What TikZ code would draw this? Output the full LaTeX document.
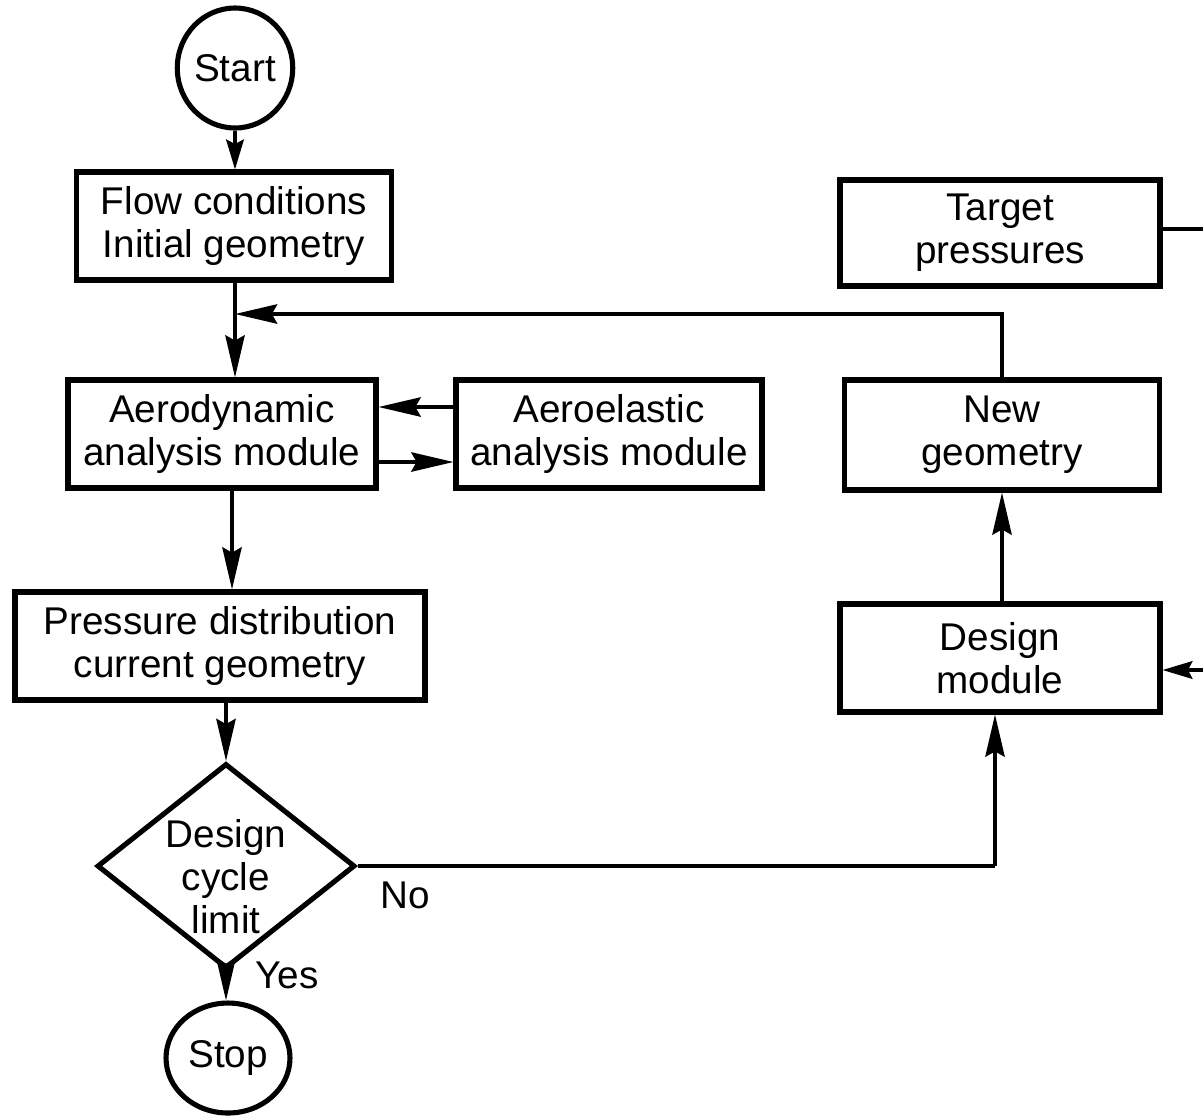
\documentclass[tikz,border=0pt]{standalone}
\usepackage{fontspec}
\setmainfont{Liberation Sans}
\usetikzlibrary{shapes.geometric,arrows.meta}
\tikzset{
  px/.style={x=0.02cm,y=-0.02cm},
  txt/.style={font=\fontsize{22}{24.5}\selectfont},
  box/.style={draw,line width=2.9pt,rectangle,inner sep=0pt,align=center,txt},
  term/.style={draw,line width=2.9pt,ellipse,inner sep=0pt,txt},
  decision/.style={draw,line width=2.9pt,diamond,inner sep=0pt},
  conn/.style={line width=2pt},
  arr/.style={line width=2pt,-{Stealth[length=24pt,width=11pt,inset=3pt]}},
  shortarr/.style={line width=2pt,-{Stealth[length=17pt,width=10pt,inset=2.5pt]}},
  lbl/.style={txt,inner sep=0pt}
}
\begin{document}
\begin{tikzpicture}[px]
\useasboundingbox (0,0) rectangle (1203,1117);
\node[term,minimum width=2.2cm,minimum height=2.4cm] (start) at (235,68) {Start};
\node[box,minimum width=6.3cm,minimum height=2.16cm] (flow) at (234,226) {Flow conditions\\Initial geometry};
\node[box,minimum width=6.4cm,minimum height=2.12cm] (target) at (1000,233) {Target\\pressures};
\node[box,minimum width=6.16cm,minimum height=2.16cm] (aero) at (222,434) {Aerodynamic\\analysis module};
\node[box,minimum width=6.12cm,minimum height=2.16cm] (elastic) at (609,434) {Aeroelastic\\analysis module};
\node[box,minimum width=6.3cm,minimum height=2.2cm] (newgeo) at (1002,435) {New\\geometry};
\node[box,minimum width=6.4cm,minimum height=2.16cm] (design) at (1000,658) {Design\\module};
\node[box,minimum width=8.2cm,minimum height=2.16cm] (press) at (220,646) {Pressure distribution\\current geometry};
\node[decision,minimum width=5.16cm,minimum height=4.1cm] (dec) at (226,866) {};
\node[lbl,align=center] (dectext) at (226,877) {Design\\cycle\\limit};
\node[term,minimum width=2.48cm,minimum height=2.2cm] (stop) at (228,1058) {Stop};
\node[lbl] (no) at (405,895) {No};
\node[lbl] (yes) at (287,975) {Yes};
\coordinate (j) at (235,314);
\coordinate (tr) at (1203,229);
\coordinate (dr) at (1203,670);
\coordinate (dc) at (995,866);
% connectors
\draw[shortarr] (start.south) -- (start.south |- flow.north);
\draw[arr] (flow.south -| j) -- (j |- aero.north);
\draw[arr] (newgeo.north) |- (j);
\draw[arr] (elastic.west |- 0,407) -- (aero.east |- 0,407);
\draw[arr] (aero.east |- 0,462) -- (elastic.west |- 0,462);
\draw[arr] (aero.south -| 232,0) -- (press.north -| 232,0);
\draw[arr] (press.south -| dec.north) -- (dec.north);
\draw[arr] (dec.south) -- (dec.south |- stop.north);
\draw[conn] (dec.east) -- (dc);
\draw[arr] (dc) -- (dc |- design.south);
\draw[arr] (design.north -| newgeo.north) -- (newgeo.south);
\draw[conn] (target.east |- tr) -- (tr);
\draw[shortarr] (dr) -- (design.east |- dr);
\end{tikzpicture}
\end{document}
★ ★ ★
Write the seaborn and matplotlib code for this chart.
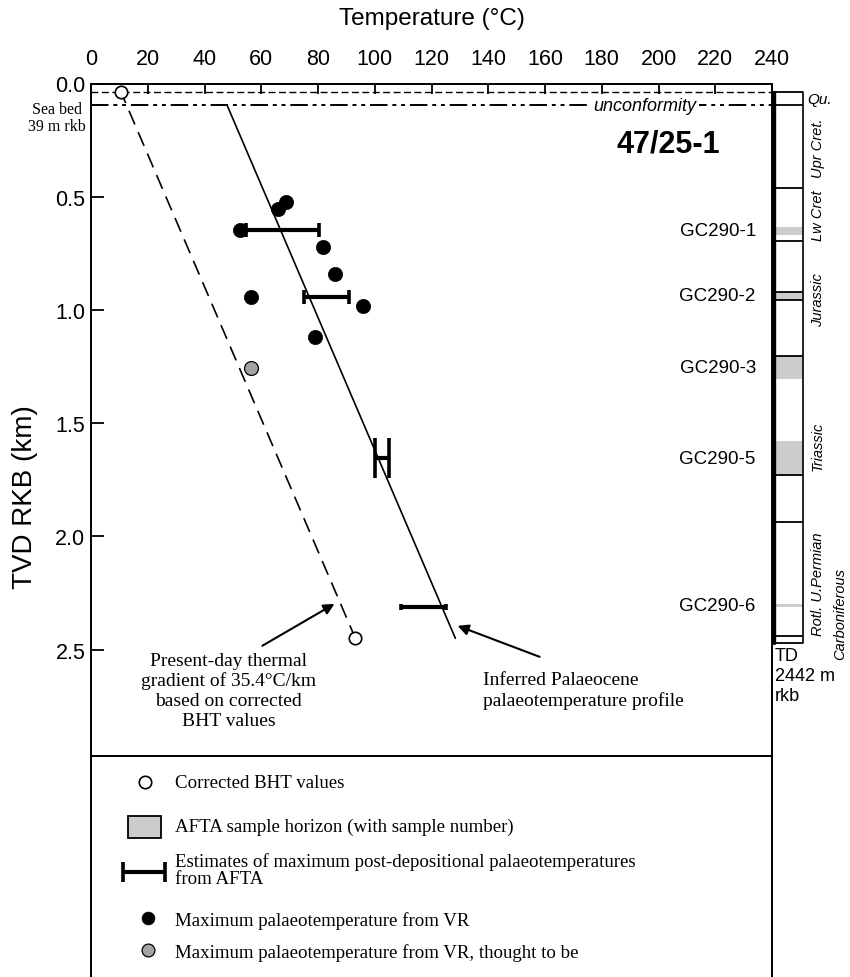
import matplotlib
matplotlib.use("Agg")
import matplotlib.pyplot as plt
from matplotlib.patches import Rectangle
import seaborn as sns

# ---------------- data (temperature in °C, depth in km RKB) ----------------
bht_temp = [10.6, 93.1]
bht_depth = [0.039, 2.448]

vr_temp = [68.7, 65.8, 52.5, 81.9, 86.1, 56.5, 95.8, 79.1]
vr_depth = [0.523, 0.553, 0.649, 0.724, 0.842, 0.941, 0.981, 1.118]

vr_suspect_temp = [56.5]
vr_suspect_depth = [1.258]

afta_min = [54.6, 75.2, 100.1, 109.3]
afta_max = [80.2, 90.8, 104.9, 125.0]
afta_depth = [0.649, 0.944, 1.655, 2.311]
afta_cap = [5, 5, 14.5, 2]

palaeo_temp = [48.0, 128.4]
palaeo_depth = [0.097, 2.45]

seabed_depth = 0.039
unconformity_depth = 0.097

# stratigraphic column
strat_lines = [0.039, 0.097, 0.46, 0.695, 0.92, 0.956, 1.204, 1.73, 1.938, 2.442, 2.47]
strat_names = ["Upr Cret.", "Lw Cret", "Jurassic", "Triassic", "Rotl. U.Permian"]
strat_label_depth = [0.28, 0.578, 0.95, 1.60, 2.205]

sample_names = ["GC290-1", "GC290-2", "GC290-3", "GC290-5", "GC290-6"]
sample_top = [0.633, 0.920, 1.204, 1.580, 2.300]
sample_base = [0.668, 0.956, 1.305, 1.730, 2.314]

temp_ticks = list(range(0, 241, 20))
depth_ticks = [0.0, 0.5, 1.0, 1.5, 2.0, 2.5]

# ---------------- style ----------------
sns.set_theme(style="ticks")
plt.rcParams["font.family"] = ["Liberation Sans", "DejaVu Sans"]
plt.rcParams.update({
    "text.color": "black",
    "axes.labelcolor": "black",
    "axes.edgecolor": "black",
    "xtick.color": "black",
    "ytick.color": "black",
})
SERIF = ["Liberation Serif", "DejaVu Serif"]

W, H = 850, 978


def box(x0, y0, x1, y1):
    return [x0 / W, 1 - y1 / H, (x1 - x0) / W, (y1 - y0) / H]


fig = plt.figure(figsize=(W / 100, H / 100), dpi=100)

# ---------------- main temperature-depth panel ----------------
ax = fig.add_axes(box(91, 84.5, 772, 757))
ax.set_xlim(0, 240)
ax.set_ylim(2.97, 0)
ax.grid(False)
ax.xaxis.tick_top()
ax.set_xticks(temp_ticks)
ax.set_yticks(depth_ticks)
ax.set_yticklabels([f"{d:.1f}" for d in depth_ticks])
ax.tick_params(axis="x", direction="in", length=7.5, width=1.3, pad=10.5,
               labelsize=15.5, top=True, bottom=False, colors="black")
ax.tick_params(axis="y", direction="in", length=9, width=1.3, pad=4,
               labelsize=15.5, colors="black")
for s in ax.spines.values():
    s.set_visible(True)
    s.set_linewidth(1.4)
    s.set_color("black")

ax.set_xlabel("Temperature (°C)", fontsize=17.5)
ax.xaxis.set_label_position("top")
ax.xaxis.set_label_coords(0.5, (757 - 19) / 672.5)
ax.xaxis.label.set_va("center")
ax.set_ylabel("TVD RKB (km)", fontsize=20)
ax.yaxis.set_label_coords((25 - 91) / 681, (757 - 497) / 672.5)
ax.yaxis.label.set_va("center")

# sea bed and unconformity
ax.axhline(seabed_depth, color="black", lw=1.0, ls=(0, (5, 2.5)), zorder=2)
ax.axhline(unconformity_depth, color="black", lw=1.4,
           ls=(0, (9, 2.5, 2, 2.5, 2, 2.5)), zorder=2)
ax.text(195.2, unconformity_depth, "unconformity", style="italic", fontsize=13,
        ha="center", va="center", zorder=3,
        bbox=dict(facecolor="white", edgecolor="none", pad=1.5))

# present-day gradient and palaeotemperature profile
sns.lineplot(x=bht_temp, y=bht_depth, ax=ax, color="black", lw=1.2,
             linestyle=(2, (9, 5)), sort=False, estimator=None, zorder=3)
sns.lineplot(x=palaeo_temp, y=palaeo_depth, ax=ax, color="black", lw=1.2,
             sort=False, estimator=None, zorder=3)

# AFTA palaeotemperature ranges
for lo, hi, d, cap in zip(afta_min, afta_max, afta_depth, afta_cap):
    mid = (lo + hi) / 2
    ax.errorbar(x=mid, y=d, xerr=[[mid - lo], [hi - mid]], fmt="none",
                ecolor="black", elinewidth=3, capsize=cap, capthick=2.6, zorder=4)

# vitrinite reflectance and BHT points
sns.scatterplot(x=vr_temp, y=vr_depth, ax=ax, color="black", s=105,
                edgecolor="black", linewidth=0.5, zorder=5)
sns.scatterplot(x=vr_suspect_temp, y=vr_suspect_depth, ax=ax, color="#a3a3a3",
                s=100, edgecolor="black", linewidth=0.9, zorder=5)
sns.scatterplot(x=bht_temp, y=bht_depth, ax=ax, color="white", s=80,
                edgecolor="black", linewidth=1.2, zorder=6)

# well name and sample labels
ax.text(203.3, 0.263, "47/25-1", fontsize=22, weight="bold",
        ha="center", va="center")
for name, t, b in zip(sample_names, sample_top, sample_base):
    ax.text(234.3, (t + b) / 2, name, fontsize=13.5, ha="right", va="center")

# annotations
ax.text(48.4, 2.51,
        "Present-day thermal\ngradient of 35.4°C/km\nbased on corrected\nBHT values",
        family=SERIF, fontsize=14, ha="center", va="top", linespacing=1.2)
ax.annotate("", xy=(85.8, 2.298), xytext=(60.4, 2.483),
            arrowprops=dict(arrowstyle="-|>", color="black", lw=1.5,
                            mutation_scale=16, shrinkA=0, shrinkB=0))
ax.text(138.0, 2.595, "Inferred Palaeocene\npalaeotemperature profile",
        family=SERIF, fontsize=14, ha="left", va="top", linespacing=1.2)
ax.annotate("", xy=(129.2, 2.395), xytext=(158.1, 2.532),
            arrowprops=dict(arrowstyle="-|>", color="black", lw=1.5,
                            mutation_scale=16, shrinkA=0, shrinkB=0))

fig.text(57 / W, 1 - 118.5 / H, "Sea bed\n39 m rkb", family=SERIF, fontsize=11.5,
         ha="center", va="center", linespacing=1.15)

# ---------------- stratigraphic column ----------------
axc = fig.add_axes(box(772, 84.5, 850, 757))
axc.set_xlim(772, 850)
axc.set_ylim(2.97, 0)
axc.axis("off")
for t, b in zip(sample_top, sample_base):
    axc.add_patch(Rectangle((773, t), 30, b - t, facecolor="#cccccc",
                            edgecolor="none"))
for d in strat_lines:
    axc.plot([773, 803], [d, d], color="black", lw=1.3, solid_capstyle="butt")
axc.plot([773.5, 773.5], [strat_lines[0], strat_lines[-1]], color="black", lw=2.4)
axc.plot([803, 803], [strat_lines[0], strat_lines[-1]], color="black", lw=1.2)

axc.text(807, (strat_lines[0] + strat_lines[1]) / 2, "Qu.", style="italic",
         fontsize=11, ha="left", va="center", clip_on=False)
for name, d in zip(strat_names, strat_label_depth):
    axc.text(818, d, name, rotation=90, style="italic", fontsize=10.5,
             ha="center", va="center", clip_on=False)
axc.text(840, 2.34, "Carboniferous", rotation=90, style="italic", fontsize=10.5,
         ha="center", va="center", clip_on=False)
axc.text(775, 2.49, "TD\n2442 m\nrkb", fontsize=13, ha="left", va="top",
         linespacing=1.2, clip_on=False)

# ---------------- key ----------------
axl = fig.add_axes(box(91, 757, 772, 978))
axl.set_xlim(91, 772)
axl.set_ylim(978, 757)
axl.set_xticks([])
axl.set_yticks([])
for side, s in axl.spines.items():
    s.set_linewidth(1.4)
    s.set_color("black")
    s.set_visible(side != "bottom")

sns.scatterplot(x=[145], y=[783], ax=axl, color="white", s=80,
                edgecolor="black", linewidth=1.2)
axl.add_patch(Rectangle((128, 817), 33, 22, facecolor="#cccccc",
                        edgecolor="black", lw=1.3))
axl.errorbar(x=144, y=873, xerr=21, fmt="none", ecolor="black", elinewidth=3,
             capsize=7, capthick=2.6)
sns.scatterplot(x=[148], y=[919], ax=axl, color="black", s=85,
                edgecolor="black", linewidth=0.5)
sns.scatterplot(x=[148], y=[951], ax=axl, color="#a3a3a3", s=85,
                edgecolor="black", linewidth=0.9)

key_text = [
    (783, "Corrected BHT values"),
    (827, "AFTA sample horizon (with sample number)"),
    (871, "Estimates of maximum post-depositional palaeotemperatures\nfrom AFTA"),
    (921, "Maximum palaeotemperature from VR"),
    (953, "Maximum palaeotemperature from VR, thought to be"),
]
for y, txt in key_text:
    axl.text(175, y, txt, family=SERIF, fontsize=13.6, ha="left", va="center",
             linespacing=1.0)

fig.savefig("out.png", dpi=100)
★ ★ ★
▶ **REQUIREMENT**
Only the lines from "Write the seaborn" through "vr_suspect_depth = [1.258]" should appear in your output, copied exactly with both end lines, and with no pictures.

▶ **RESPONSE TO THE EXERCISE**
Write the seaborn and matplotlib code for this chart.
import matplotlib
matplotlib.use("Agg")
import matplotlib.pyplot as plt
from matplotlib.patches import Rectangle
import seaborn as sns

# ---------------- data (temperature in °C, depth in km RKB) ----------------
bht_temp = [10.6, 93.1]
bht_depth = [0.039, 2.448]

vr_temp = [68.7, 65.8, 52.5, 81.9, 86.1, 56.5, 95.8, 79.1]
vr_depth = [0.523, 0.553, 0.649, 0.724, 0.842, 0.941, 0.981, 1.118]

vr_suspect_temp = [56.5]
vr_suspect_depth = [1.258]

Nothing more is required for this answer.